Id. (emphasis added).

The letter says:

But instead of following the determination by senior Departmental ethics officials that he did not like, Acting Attorney General Whitaker decided that he could make his own independent decision as to whether recusal is required.  According to a report in The New York Times, “Mr. Whitaker separately brought together his own ad hoc advisory council of four political appointees within the department, including an unidentified United States Attorney.”  Based on his consultation with this ad hoc group of political appointees, Acting Attorney General Whitaker rejected the determination of the Department’s career ethics officials and concluded that he need not recuse himself.

The letter continues:

The process followed by the Acting Attorney General is contrary to the requirements of the applicable ethics rule.  Under that rule, in circumstances like this where there is “a potential appearance problem,” the rule directs that the agency ethics designee “may make an independent determination as to whether a reasonable person with knowledge of the relevant facts would be likely to question the employee’s impartiality in the matter.”  And “[w]here the agency designee determines that the employee’s participation should not be authorized, the employee will be disqualified from participation. . . .”  5 U.S.C. § 2635.502(c).

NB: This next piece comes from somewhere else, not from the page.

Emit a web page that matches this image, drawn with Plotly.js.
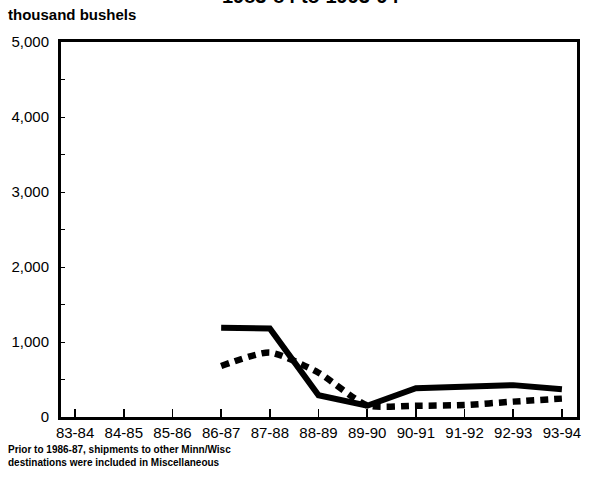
<!DOCTYPE html>
<html>
<head>
<meta charset="utf-8">
<script src="https://cdn.plot.ly/plotly-3.0.1.min.js"></script>
<style>body{margin:0;background:#fff}#chart{width:598px;height:477px}</style>
</head>
<body>
<div id="chart"></div>
<script>
const years = ["83-84","84-85","85-86","86-87","87-88","88-89","89-90","90-91","91-92","92-93","93-94"];
const solidSeries = [null,null,null,1190,1180,290,150,385,395,425,370];
const dashedSeries = [null,null,null,680,860,590,155,150,160,205,245];
const yTickVals = [0,1000,2000,3000,4000,5000];
const yTickText = ["0","1,000","2,000","3,000","4,000","5,000"];

const font = "Liberation Sans, Arial, sans-serif";
const traces = [
  {x: years, y: solidSeries, type: "scatter", mode: "lines",
   line: {color: "#000", width: 6}, connectgaps: false, hoverinfo: "skip"},
  {x: years, y: dashedSeries, type: "scatter", mode: "lines",
   line: {color: "#000", width: 6.5, dash: "8px,6px", shape: "spline", smoothing: 0.6}, hoverinfo: "skip"}
];
const layout = {
  width: 598, height: 477,
  margin: {l: 61, r: 21, t: 42, b: 60},
  paper_bgcolor: "#fff", plot_bgcolor: "#fff",
  showlegend: false,
  font: {family: font, color: "#000", size: 15},
  xaxis: {
    type: "category", categoryorder: "array", categoryarray: years,
    range: [-0.29, 10.31],
    showline: true, mirror: true, linewidth: 3, linecolor: "#000",
    ticks: "inside", ticklen: 8, tickwidth: 1.5, tickcolor: "#000",
    showgrid: false, zeroline: false,
    tickfont: {family: font, size: 15, color: "#000"}
  },
  yaxis: {
    range: [0, 5000],
    tickvals: yTickVals, ticktext: yTickText,
    showline: true, mirror: true, linewidth: 3, linecolor: "#000",
    ticks: "inside", ticklen: 4, tickwidth: 1, tickcolor: "#000",
    ticklabelstandoff: 6,
    minor: {dtick: 500, ticks: "inside", ticklen: 4, tickwidth: 1, tickcolor: "#000", showgrid: false},
    showgrid: false, zeroline: false,
    tickfont: {family: font, size: 15, color: "#000"}
  },
  annotations: [
    {text: "<b>thousand bushels</b>", xref: "paper", yref: "paper", x: -61/516, y: 1 + 17/375,
     xanchor: "left", yanchor: "bottom", showarrow: false, xshift: 6,
     font: {family: font, size: 15, color: "#000"}},
    {text: "<b>1983-84 to 1993-94</b>", xref: "paper", yref: "paper", x: 0.4845, y: 1 + 33/375,
     xanchor: "center", yanchor: "bottom", showarrow: false,
     font: {family: font, size: 20, color: "#000"}},
    {text: "<b>Prior to 1986-87, shipments to other Minn/Wisc<br>destinations were included in Miscellaneous</b>",
     xref: "paper", yref: "paper", x: -61/516, y: -25/375, xshift: 6,
     xanchor: "left", yanchor: "top", align: "left", showarrow: false,
     font: {family: font, size: 10, color: "#000"}}
  ]
};
Plotly.newPlot("chart", traces, layout, {staticPlot: true, displayModeBar: false});
</script>
</body>
</html>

Here, the agency ethics officials did make a determination that the Acting Attorney General should recuse himself.  Accordingly, it is mandatory that he do so.  But Acting Attorney General Whitaker has attempted to circumvent this process by treating the determination of the Justice Department ethics officials as somehow either preliminary or informal so as not to trigger the requirements of the rule—that the decision of the ethics officials is somehow not an actual determination but only a statement of what their determination would be “if a recommendation were sought” from them.  Boyd letter at 2.

The letter concludes:

In short, Acting Attorney General Whitaker, when informed that career Departmental ethics officials had determined that he should recuse himself, chose to ignore that recommendation and instead to seek a different and more favorable recommendation from his own hand-picked group of political advisers, and to act on the basis of that latter advice.  This process is contrary to law and exacerbates the very appearance of a conflict of interest by the Acting Attorney General that the ethics rules are designed to avoid.

We call on the Office of Professional Responsibility to promptly investigate this matter and to inform Acting Attorney General Whitaker that he is disqualified from any participation in the Special Counsel investigation.